Would you transcribe the listing that follows, character for character, and omit its images?
=======
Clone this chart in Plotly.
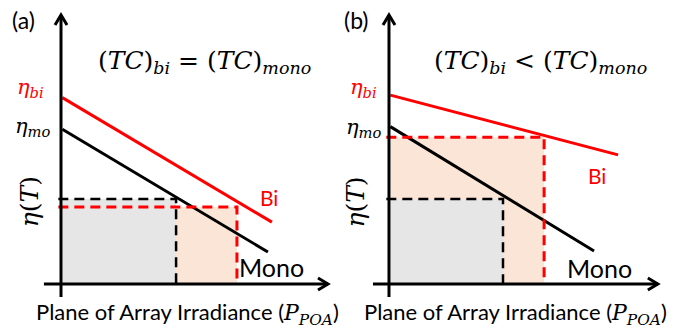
import plotly.graph_objects as go

# Efficiency vs. plane-of-array irradiance, schematic values (arbitrary units)
# Panel (a): equal temperature coefficients
mono_a_x = [0.05, 7.75]
mono_a_y = [5.75, 1.19]
bi_a_x = [0.05, 7.90]
bi_a_y = [6.93, 2.30]
mono_a_op = [4.31, 3.16]   # operating point (irradiance, efficiency)
bi_a_op = [6.59, 2.86]

# Panel (b): bifacial has the smaller temperature coefficient
mono_b_x = [0.05, 7.68]
mono_b_y = [5.85, 1.23]
bi_b_x = [0.05, 8.58]
bi_b_y = [7.02, 4.80]
mono_b_op = [4.27, 3.16]
bi_b_op = [5.81, 5.46]

panel_labels = ["(a)", "(b)"]
titles = ["(<i>TC</i>)<sub><i>bi</i></sub> = (<i>TC</i>)<sub><i>mono</i></sub>",
          "(<i>TC</i>)<sub><i>bi</i></sub> &lt; (<i>TC</i>)<sub><i>mono</i></sub>"]
xlabel = ("Plane of Array Irradiance (<span style='font-family:DejaVu Serif'>"
          "<i>P<sub>POA</sub></i></span>)")
ylabel = "<i>η</i>(<i>T</i>)"
eta_bi = "<i>η<sub>bi</sub></i>"
eta_mo = "<i>η<sub>mo</sub></i>"

RED = "#FF0000"
BLACK = "#000000"
GRAY_FILL = "#E6E6E6"
PEACH_FILL = "#FBE5D6"
SANS = "Lato"
SERIF = "DejaVu Serif"

W, H = 676, 329
fig = go.Figure()

panels = [
    dict(mono_x=mono_a_x, mono_y=mono_a_y, bi_x=bi_a_x, bi_y=bi_a_y,
         mono_op=mono_a_op, bi_op=bi_a_op, xa="x", ya="y",
         xrange=[-2.285, 10.375], xmin=-0.64, xmax=10.0,
         bi_txt=(7.8, 3.2), mono_txt=(7.9, 0.63), lab=(-1.4, 9.8),
         eta=(-1.15, 7.3), etm=(-1.05, 5.85), yl=(-1.15, 3.05), tt=(5.36, 8.25), xl=(4.75, -1.1)),
    dict(mono_x=mono_b_x, mono_y=mono_b_y, bi_x=bi_b_x, bi_y=bi_b_y,
         mono_op=mono_b_op, bi_op=bi_b_op, xa="x2", ya="y2",
         xrange=[-1.91, 10.75], xmin=-0.6, xmax=10.07,
         bi_txt=(7.8, 4.05), mono_txt=(7.9, 0.6), lab=(-1.2, 9.8),
         eta=(-0.95, 7.27), etm=(-0.95, 5.8), yl=(-1.25, 3.05), tt=(5.67, 8.25), xl=(4.75, -1.1)),
]

ymin, ymax = -0.48, 10.0
yrange = [-1.673, 10.558]

for i, p in enumerate(panels):
    xa, ya = p["xa"], p["ya"]
    # shaded areas: bifacial rectangle first, monofacial on top
    for op, col in [(p["bi_op"], PEACH_FILL), (p["mono_op"], GRAY_FILL)]:
        fig.add_trace(go.Scatter(x=[0.07, op[0], op[0], 0.07, 0.07], y=[0.05, 0.05, op[1], op[1], 0.05],
                                 fill="toself", fillcolor=col, line=dict(width=0),
                                 mode="lines", hoverinfo="skip", showlegend=False,
                                 xaxis=xa, yaxis=ya))
    # efficiency lines
    fig.add_trace(go.Scatter(x=p["bi_x"], y=p["bi_y"], mode="lines",
                             line=dict(color=RED, width=3), showlegend=False, xaxis=xa, yaxis=ya))
    fig.add_trace(go.Scatter(x=p["mono_x"], y=p["mono_y"], mode="lines",
                             line=dict(color=BLACK, width=3), showlegend=False, xaxis=xa, yaxis=ya))
    # dashed guides to the operating points
    for op, col, w in [(p["mono_op"], BLACK, 2.5), (p["bi_op"], RED, 3)]:
        fig.add_trace(go.Scatter(x=[-0.1, op[0], op[0]], y=[op[1], op[1], 0], mode="lines",
                                 line=dict(color=col, width=w, dash="10px,6px"),
                                 showlegend=False, xaxis=xa, yaxis=ya))
    # axes with open arrow heads
    xr = "x" if xa == "x" else "x2"
    yr = "y" if ya == "y" else "y2"
    line = dict(color=BLACK, width=3)
    fig.add_shape(type="line", x0=0, x1=0, y0=ymin, y1=ymax, xref=xr, yref=yr, line=line)
    fig.add_shape(type="line", x0=p["xmin"], x1=p["xmax"], y0=0, y1=0, xref=xr, yref=yr, line=line)
    hx, hy = 6 / 26.7, 10 / 26.9
    fig.add_shape(type="path", xref=xr, yref=yr, line=line,
                  path=f"M {-hx},{ymax - hy} L 0,{ymax} L {hx},{ymax - hy}")
    hx2, hy2 = 10 / 26.7, 6 / 26.9
    fig.add_shape(type="path", xref=xr, yref=yr, line=line,
                  path=f"M {p['xmax'] - hx2},{hy2} L {p['xmax']},0 L {p['xmax'] - hx2},{-hy2}")

    def ann(text, pos, size, color=BLACK, family=SANS, angle=0):
        fig.add_annotation(text=text, x=pos[0], y=pos[1], xref=xr, yref=yr, showarrow=False,
                           font=dict(size=size, color=color, family=family), textangle=angle)

    ann(panel_labels[i], p["lab"], 23)
    ann(titles[i], p["tt"], 25, family=SERIF)
    ann(eta_bi, p["eta"], 21, color=RED, family=SERIF)
    ann(eta_mo, p["etm"], 21, family=SERIF)
    ann(ylabel, p["yl"], 25, family=SERIF, angle=-90)
    ann("Bi", p["bi_txt"], 21, color=RED)
    ann("Mono", p["mono_txt"], 25)
    ann(xlabel, p["xl"], 22)

ax_common = dict(visible=False, showgrid=False, zeroline=False, fixedrange=True)
fig.update_layout(
    width=W, height=H, margin=dict(l=0, r=0, t=0, b=0),
    paper_bgcolor="white", plot_bgcolor="white",
    xaxis=dict(domain=[0, 0.5], range=panels[0]["xrange"], **ax_common),
    yaxis=dict(domain=[0, 1], range=yrange, **ax_common),
    xaxis2=dict(domain=[0.5, 1], range=panels[1]["xrange"], **ax_common),
    yaxis2=dict(domain=[0, 1], range=yrange, anchor="x2", **ax_common),
)
fig.write_html("out.html")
=======
▶ _Answer to this exercise_:
Clone this chart in Plotly.
import plotly.graph_objects as go

# Efficiency vs. plane-of-array irradiance, schematic values (arbitrary units)
# Panel (a): equal temperature coefficients
mono_a_x = [0.05, 7.75]
mono_a_y = [5.75, 1.19]
bi_a_x = [0.05, 7.90]
bi_a_y = [6.93, 2.30]
mono_a_op = [4.31, 3.16]   # operating point (irradiance, efficiency)
bi_a_op = [6.59, 2.86]

# Panel (b): bifacial has the smaller temperature coefficient
mono_b_x = [0.05, 7.68]
mono_b_y = [5.85, 1.23]
bi_b_x = [0.05, 8.58]
bi_b_y = [7.02, 4.80]
mono_b_op = [4.27, 3.16]
bi_b_op = [5.81, 5.46]

panel_labels = ["(a)", "(b)"]
titles = ["(<i>TC</i>)<sub><i>bi</i></sub> = (<i>TC</i>)<sub><i>mono</i></sub>",
          "(<i>TC</i>)<sub><i>bi</i></sub> &lt; (<i>TC</i>)<sub><i>mono</i></sub>"]
xlabel = ("Plane of Array Irradiance (<span style='font-family:DejaVu Serif'>"
          "<i>P<sub>POA</sub></i></span>)")
ylabel = "<i>η</i>(<i>T</i>)"
eta_bi = "<i>η<sub>bi</sub></i>"
eta_mo = "<i>η<sub>mo</sub></i>"

RED = "#FF0000"
BLACK = "#000000"
GRAY_FILL = "#E6E6E6"
PEACH_FILL = "#FBE5D6"
SANS = "Lato"
SERIF = "DejaVu Serif"

W, H = 676, 329
fig = go.Figure()

panels = [
    dict(mono_x=mono_a_x, mono_y=mono_a_y, bi_x=bi_a_x, bi_y=bi_a_y,
         mono_op=mono_a_op, bi_op=bi_a_op, xa="x", ya="y",
         xrange=[-2.285, 10.375], xmin=-0.64, xmax=10.0,
         bi_txt=(7.8, 3.2), mono_txt=(7.9, 0.63), lab=(-1.4, 9.8),
         eta=(-1.15, 7.3), etm=(-1.05, 5.85), yl=(-1.15, 3.05), tt=(5.36, 8.25), xl=(4.75, -1.1)),
    dict(mono_x=mono_b_x, mono_y=mono_b_y, bi_x=bi_b_x, bi_y=bi_b_y,
         mono_op=mono_b_op, bi_op=bi_b_op, xa="x2", ya="y2",
         xrange=[-1.91, 10.75], xmin=-0.6, xmax=10.07,
         bi_txt=(7.8, 4.05), mono_txt=(7.9, 0.6), lab=(-1.2, 9.8),
         eta=(-0.95, 7.27), etm=(-0.95, 5.8), yl=(-1.25, 3.05), tt=(5.67, 8.25), xl=(4.75, -1.1)),
]

ymin, ymax = -0.48, 10.0
yrange = [-1.673, 10.558]

for i, p in enumerate(panels):
    xa, ya = p["xa"], p["ya"]
    # shaded areas: bifacial rectangle first, monofacial on top
    for op, col in [(p["bi_op"], PEACH_FILL), (p["mono_op"], GRAY_FILL)]:
        fig.add_trace(go.Scatter(x=[0.07, op[0], op[0], 0.07, 0.07], y=[0.05, 0.05, op[1], op[1], 0.05],
                                 fill="toself", fillcolor=col, line=dict(width=0),
                                 mode="lines", hoverinfo="skip", showlegend=False,
                                 xaxis=xa, yaxis=ya))
    # efficiency lines
    fig.add_trace(go.Scatter(x=p["bi_x"], y=p["bi_y"], mode="lines",
                             line=dict(color=RED, width=3), showlegend=False, xaxis=xa, yaxis=ya))
    fig.add_trace(go.Scatter(x=p["mono_x"], y=p["mono_y"], mode="lines",
                             line=dict(color=BLACK, width=3), showlegend=False, xaxis=xa, yaxis=ya))
    # dashed guides to the operating points
    for op, col, w in [(p["mono_op"], BLACK, 2.5), (p["bi_op"], RED, 3)]:
        fig.add_trace(go.Scatter(x=[-0.1, op[0], op[0]], y=[op[1], op[1], 0], mode="lines",
                                 line=dict(color=col, width=w, dash="10px,6px"),
                                 showlegend=False, xaxis=xa, yaxis=ya))
    # axes with open arrow heads
    xr = "x" if xa == "x" else "x2"
    yr = "y" if ya == "y" else "y2"
    line = dict(color=BLACK, width=3)
    fig.add_shape(type="line", x0=0, x1=0, y0=ymin, y1=ymax, xref=xr, yref=yr, line=line)
    fig.add_shape(type="line", x0=p["xmin"], x1=p["xmax"], y0=0, y1=0, xref=xr, yref=yr, line=line)
    hx, hy = 6 / 26.7, 10 / 26.9
    fig.add_shape(type="path", xref=xr, yref=yr, line=line,
                  path=f"M {-hx},{ymax - hy} L 0,{ymax} L {hx},{ymax - hy}")
    hx2, hy2 = 10 / 26.7, 6 / 26.9
    fig.add_shape(type="path", xref=xr, yref=yr, line=line,
                  path=f"M {p['xmax'] - hx2},{hy2} L {p['xmax']},0 L {p['xmax'] - hx2},{-hy2}")

    def ann(text, pos, size, color=BLACK, family=SANS, angle=0):
        fig.add_annotation(text=text, x=pos[0], y=pos[1], xref=xr, yref=yr, showarrow=False,
                           font=dict(size=size, color=color, family=family), textangle=angle)

    ann(panel_labels[i], p["lab"], 23)
    ann(titles[i], p["tt"], 25, family=SERIF)
    ann(eta_bi, p["eta"], 21, color=RED, family=SERIF)
    ann(eta_mo, p["etm"], 21, family=SERIF)
    ann(ylabel, p["yl"], 25, family=SERIF, angle=-90)
    ann("Bi", p["bi_txt"], 21, color=RED)
    ann("Mono", p["mono_txt"], 25)
    ann(xlabel, p["xl"], 22)

ax_common = dict(visible=False, showgrid=False, zeroline=False, fixedrange=True)
fig.update_layout(
    width=W, height=H, margin=dict(l=0, r=0, t=0, b=0),
    paper_bgcolor="white", plot_bgcolor="white",
    xaxis=dict(domain=[0, 0.5], range=panels[0]["xrange"], **ax_common),
    yaxis=dict(domain=[0, 1], range=yrange, **ax_common),
    xaxis2=dict(domain=[0.5, 1], range=panels[1]["xrange"], **ax_common),
    yaxis2=dict(domain=[0, 1], range=yrange, anchor="x2", **ax_common),
)
fig.write_html("out.html")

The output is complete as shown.